For this colloquium session, Michaela Büsse, Junior Researcher at IXDM and PhD candidate in the ECAM program, will discuss concepts of her developing research project:
In the coming colloquium I’d like to discuss a text by Canadian artist & theorist Patricia Reed (Uncertainty, Hypothesis, Interface) which was very influential for the formulation of my research question. Over the course of the next 2-3 years it’s my aim to layout a design paradigm which takes into account non-human agencies such as machines and microorganism, open-endedness as well as ecological complexity. I argue that there is a correlation between the concept of the anthropocene and the human-centred approach to design, both circling around the human needs, desires and limitations. However, in the last decade, posthuman and ecocritical theories in favour of entanglement, situatedness, multiscalarity and proliferation of subjectivities are on the rise.

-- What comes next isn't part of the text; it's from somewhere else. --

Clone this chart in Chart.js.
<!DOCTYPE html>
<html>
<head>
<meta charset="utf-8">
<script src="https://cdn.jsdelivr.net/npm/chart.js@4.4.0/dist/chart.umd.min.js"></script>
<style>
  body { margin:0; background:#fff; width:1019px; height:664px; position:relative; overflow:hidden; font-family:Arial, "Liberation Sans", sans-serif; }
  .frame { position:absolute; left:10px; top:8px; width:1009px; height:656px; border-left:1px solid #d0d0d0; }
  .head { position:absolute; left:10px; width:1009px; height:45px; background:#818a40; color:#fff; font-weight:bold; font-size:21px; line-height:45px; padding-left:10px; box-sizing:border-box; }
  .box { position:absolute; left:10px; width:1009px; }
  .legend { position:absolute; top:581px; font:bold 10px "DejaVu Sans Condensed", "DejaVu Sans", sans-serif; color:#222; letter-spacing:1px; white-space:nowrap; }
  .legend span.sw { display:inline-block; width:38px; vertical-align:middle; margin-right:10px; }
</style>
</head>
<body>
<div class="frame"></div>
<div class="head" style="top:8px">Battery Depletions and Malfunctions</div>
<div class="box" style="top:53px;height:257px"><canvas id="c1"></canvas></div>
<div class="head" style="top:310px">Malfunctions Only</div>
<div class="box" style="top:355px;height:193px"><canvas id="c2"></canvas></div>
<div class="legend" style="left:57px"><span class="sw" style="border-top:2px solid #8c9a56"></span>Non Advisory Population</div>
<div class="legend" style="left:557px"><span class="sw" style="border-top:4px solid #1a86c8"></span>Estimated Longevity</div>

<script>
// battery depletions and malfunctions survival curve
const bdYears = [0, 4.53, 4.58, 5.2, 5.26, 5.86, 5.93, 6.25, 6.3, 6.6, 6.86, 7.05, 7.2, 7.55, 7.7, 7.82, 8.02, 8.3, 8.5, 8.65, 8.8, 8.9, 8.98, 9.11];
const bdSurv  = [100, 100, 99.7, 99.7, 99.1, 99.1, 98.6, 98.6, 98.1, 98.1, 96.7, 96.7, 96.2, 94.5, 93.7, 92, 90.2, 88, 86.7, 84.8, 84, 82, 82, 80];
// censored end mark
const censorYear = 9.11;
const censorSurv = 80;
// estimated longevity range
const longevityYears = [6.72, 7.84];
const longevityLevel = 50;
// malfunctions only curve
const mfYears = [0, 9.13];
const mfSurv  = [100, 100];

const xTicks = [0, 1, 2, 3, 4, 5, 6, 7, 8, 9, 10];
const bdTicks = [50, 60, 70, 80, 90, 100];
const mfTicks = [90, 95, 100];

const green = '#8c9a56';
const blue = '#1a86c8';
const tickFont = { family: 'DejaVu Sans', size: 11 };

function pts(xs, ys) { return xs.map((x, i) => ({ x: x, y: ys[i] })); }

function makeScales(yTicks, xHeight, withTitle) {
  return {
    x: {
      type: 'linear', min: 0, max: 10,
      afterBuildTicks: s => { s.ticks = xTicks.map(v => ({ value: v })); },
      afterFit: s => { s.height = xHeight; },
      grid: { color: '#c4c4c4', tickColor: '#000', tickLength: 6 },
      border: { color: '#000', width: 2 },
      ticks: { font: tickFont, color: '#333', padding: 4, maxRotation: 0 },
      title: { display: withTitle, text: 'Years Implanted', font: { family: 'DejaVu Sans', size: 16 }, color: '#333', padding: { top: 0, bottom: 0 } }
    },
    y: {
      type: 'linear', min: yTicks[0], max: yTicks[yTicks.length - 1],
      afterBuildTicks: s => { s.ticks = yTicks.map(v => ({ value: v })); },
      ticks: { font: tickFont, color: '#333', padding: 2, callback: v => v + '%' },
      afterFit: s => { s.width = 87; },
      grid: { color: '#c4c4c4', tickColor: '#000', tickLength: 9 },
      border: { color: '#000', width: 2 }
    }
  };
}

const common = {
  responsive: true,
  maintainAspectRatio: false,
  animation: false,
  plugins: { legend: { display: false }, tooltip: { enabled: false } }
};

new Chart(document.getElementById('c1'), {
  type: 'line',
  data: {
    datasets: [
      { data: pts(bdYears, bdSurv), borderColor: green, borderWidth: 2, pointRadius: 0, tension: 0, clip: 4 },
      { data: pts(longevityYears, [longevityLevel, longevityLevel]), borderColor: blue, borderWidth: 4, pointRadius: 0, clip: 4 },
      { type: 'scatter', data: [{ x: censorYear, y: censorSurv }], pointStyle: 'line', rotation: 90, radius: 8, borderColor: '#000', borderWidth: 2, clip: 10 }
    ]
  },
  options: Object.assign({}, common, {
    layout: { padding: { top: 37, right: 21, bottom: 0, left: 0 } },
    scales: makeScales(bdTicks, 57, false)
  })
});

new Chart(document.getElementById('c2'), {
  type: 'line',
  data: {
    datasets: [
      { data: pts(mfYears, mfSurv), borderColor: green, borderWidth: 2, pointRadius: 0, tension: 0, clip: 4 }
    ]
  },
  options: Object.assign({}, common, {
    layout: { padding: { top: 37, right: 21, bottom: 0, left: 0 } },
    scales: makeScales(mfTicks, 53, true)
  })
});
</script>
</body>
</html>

Design, it seems, hasn’t yet reflected this shift but (mostly) follows an user-centred, synthesising and problem-solving attitude.

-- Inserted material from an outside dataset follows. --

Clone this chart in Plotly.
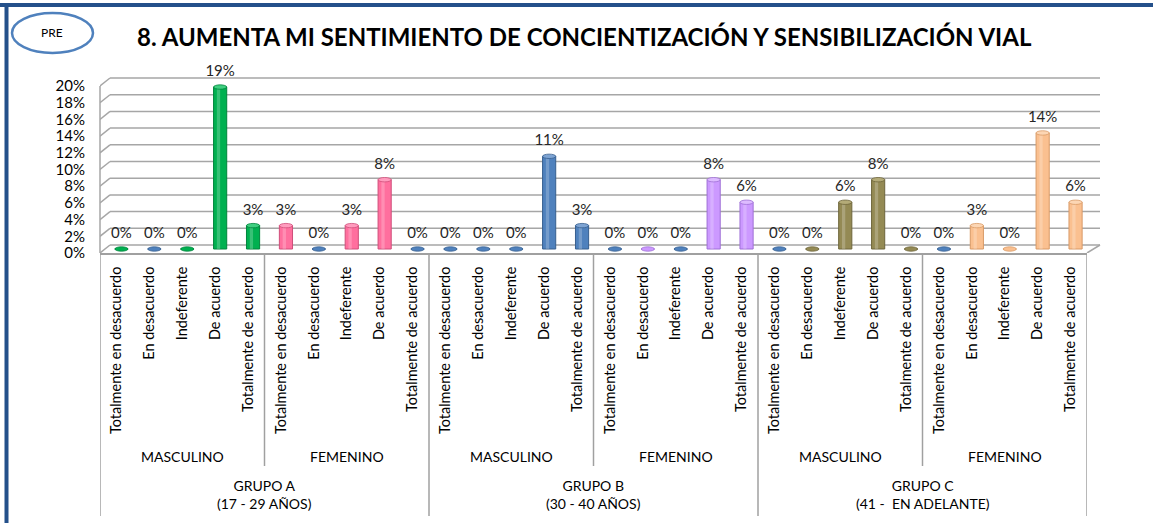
import plotly.graph_objects as go

# ---------------- data ----------------
responses = ["Totalmente en desacuerdo", "En desacuerdo", "Indeferente",
             "De acuerdo", "Totalmente de acuerdo"]
sexes = ["MASCULINO", "FEMENINO"]
groups = ["GRUPO A<br>(17 - 29 AÑOS)", "GRUPO B<br>(30 - 40 AÑOS)",
          "GRUPO C<br>(41 -  EN ADELANTE)"]

grupo_a_masculino = [0, 0, 0, 19.4, 2.8]
grupo_a_femenino = [2.8, 0, 2.8, 8.3, 0]
grupo_b_masculino = [0, 0, 0, 11.1, 2.8]
grupo_b_femenino = [0, 0, 0, 8.3, 5.6]
grupo_c_masculino = [0, 0, 5.6, 8.3, 0]
grupo_c_femenino = [0, 2.8, 0, 13.9, 5.6]

y_ticks = [0, 2, 4, 6, 8, 10, 12, 14, 16, 18, 20]
y_ticktext = [f"{v}%" for v in y_ticks]

# ---------------- styles ----------------
PAL = {
    "G": ("#00B050", "#00843C", "#3FCF80"),
    "P": ("#FF6F9E", "#D04E7A", "#FF9CBE"),
    "B": ("#4F81BD", "#375F8F", "#7EA4D3"),
    "V": ("#CC99FF", "#9E6FD6", "#DDBBFF"),
    "O": ("#948A54", "#6E663B", "#B4AB78"),
    "E": ("#FAC090", "#D99A66", "#FCD6B4"),
}
bar_color_keys = (["G", "B", "G", "G", "G"] + ["P", "B", "P", "P", "B"] +
                  ["B", "B", "B", "B", "B"] + ["B", "V", "B", "V", "V"] +
                  ["B", "O", "O", "O", "O"] + ["B", "E", "E", "E", "E"])

values = (grupo_a_masculino + grupo_a_femenino + grupo_b_masculino +
          grupo_b_femenino + grupo_c_masculino + grupo_c_femenino)
n = len(values)
xs = list(range(n))
labels = [f"{round(v):d}%" for v in values]
ticktext = responses * 6

FONT = "Lato, Arial, sans-serif"

# ---------------- layout geometry (pixels) ----------------
W, H = 1153, 523
L, R, T, B = 100, 66, 76, 270
PW, PH = W - L - R, H - T - B
YMAX = 21.2
CAT = PW / n
SC = PH / YMAX
DX, DY = 10, 8          # 3D depth offset for back wall
BX, BY = 5, 4           # bars sit at mid depth


def px(x):
    return (x - L) / PW


def py(y):
    return (H - B - y) / PH


fig = go.Figure()

fig.add_trace(go.Bar(
    x=xs, y=values, xaxis="x2", yaxis="y2", width=0.4,
    marker=dict(color=[PAL[k][0] for k in bar_color_keys],
                line=dict(color=[PAL[k][1] for k in bar_color_keys], width=1)),
    hoverinfo="skip", showlegend=False,
))
# cylinder highlight
fig.add_trace(go.Bar(
    x=xs, y=values, xaxis="x2", yaxis="y2", width=0.1, offset=-0.1,
    marker=dict(color="rgba(255,255,255,0.22)", line=dict(width=0)),
    hoverinfo="skip", showlegend=False,
))
fig.add_trace(go.Scatter(
    x=xs, y=values, xaxis="x2", yaxis="y2", mode="markers+text", text=labels,
    marker=dict(size=10, color="rgba(0,0,0,0)"),
    textposition="top center", cliponaxis=False,
    textfont=dict(family=FONT, size=15, color="#262626"),
    hoverinfo="skip", showlegend=False,
))

shapes = []
grid_col = "#A6A6A6"
# gridlines (3D style: slant + back line)
for v in y_ticks:
    shapes.append(dict(type="line", layer="below", xref="x", yref="y",
                       xsizemode="pixel", xanchor=-0.5, x0=0, x1=DX,
                       ysizemode="pixel", yanchor=v, y0=0, y1=DY,
                       line=dict(color=grid_col, width=1.5)))
    shapes.append(dict(type="line", layer="below", xref="paper", yref="y",
                       x0=DX / PW, x1=1 + 13 / PW,
                       ysizemode="pixel", yanchor=v, y0=DY, y1=DY,
                       line=dict(color=grid_col, width=1.5)))
# left front vertical of wall
shapes.append(dict(type="line", layer="below", xref="paper", yref="y",
                   x0=0, x1=0, y0=0, y1=20, line=dict(color=grid_col, width=1.5)))
# right floor slant
shapes.append(dict(type="line", layer="below", xref="paper", yref="y",
                   x0=1, x1=1 + 13 / PW, ysizemode="pixel", yanchor=0, y0=0, y1=DY,
                   line=dict(color=grid_col, width=1.5)))

# cylinder caps / zero ellipses
for i, (v, k) in enumerate(zip(values, bar_color_keys)):
    fill = PAL[k][2] if v > 0 else PAL[k][0]
    shapes.append(dict(type="circle", xref="x2", yref="y2",
                       xsizemode="pixel", xanchor=i, x0=-6.6, x1=6.6,
                       ysizemode="pixel", yanchor=v, y0=-2.2, y1=2.2,
                       fillcolor=fill, line=dict(color=PAL[k][1], width=0.8)))

# category table lines below the axis
sep_col = "#A0A0A0"
for j in range(6):
    xb = -0.5 + 5 * j + 5
    if j % 2 == 0:
        shapes.append(dict(type="line", xref="x", yref="paper", x0=xb, x1=xb,
                           y0=py(253), y1=py(466), line=dict(color=sep_col, width=1.5)))
for j in range(4):
    xb = -0.5 + 10 * j
    shapes.append(dict(type="line", xref="x", yref="paper", x0=xb, x1=xb,
                       y0=py(253), y1=py(516), line=dict(color=sep_col, width=1.5)))

# outer frame (dark blue)
shapes.append(dict(type="line", xref="paper", yref="paper", x0=px(0), x1=px(W),
                   y0=py(5), y1=py(5), line=dict(color="#24508A", width=4)))
shapes.append(dict(type="line", xref="paper", yref="paper", x0=px(6.5), x1=px(6.5),
                   y0=py(3), y1=py(H), line=dict(color="#24508A", width=4)))
# PRE ellipse
shapes.append(dict(type="circle", xref="paper", yref="paper", x0=px(12), x1=px(93),
                   y0=py(53), y1=py(13), fillcolor="white",
                   line=dict(color="#4F81BD", width=2.5)))

annotations = []
annotations.append(dict(text="PRE", xref="paper", yref="paper", x=px(52), y=py(33),
                        showarrow=False, xanchor="center", yanchor="middle",
                        font=dict(family=FONT, size=12, color="#000")))
annotations.append(dict(text="<b>8. AUMENTA MI SENTIMIENTO DE CONCIENTIZACIÓN Y SENSIBILIZACIÓN VIAL</b>",
                        xref="paper", yref="paper", x=px(584), y=py(36),
                        showarrow=False, xanchor="center", yanchor="middle",
                        font=dict(family=FONT, size=24, color="#000")))
for j in range(6):
    annotations.append(dict(text=sexes[j % 2], xref="x", yref="paper", x=5 * j + 2,
                            y=py(456), showarrow=False, yanchor="middle",
                            font=dict(family=FONT, size=14, color="#000")))
for g in range(3):
    annotations.append(dict(text=groups[g], xref="x", yref="paper", x=10 * g + 4.5,
                            y=py(494), showarrow=False, yanchor="middle",
                            font=dict(family=FONT, size=14, color="#000")))

fig.update_layout(
    width=W, height=H,
    margin=dict(l=L, r=R, t=T, b=B, autoexpand=False),
    paper_bgcolor="white", plot_bgcolor="rgba(0,0,0,0)",
    showlegend=False, barmode="overlay",
    xaxis=dict(domain=[0, 1], range=[-0.5, n - 0.5], tickmode="array",
               tickvals=xs, ticktext=ticktext, tickangle=-90, ticks="",
               ticklabelstandoff=6, showgrid=False, zeroline=False,
               showline=True, linecolor=sep_col, linewidth=1.5,
               tickfont=dict(family=FONT, size=14.5, color="#000"),
               fixedrange=True),
    yaxis=dict(domain=[0, 1], range=[0, YMAX], tickmode="array",
               tickvals=y_ticks, ticktext=y_ticktext, ticks="",
               ticklabelstandoff=14, showgrid=False, zeroline=False,
               showline=False,
               tickfont=dict(family=FONT, size=15, color="#000"),
               fixedrange=True),
    xaxis2=dict(domain=[0, 1], anchor="y2",
                range=[-0.5 - BX / CAT, n - 0.5 - BX / CAT], visible=False,
                fixedrange=True),
    yaxis2=dict(domain=[0, 1], anchor="x2",
                range=[-BY / SC, YMAX - BY / SC], visible=False, fixedrange=True),
    shapes=shapes, annotations=annotations,
)

fig.write_html("out.html", config={"displayModeBar": False},
               post_script="document.body.style.margin='0';document.body.style.overflow='hidden';")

I’d like to propose xeno-design (xeno = alien, other) as a moving target rather than a solution to foster a cognitive shift away from an anthropocentric design paradigm towards a post-anthropocentric, more-than-human thinking and making.
Patricia Reed proposes that the relationship between the part and the whole, a constant movement between the local and the global, can help reflect on one’s own position in a system which is, in fact, of an unknown scale. Anthropocentrism is only one perspective and, as recent developments show, very likely to not be sustainable. The stereoscopic movement between the part and the whole, she specifies, should be facilitated by some sort of an interface. And she is not the only one who frames the derangement of the human as a design issue: According to Benjamin Bratton’s, “The Stack” should be read as a design brief to create “the stack to come” — a possible geopolitical reality in which planetary-scale computation is applied for the better.
But what are we talking about when we try to imagine such a post-anthropocentric design? How metaphorical is the interface? Are we talking tools, methods, strategies or mindsets?
I’d like to discuss different possible entry points for the practice-led research in order to close the gap between my theoretical investigation and what xeno-design cultures could be.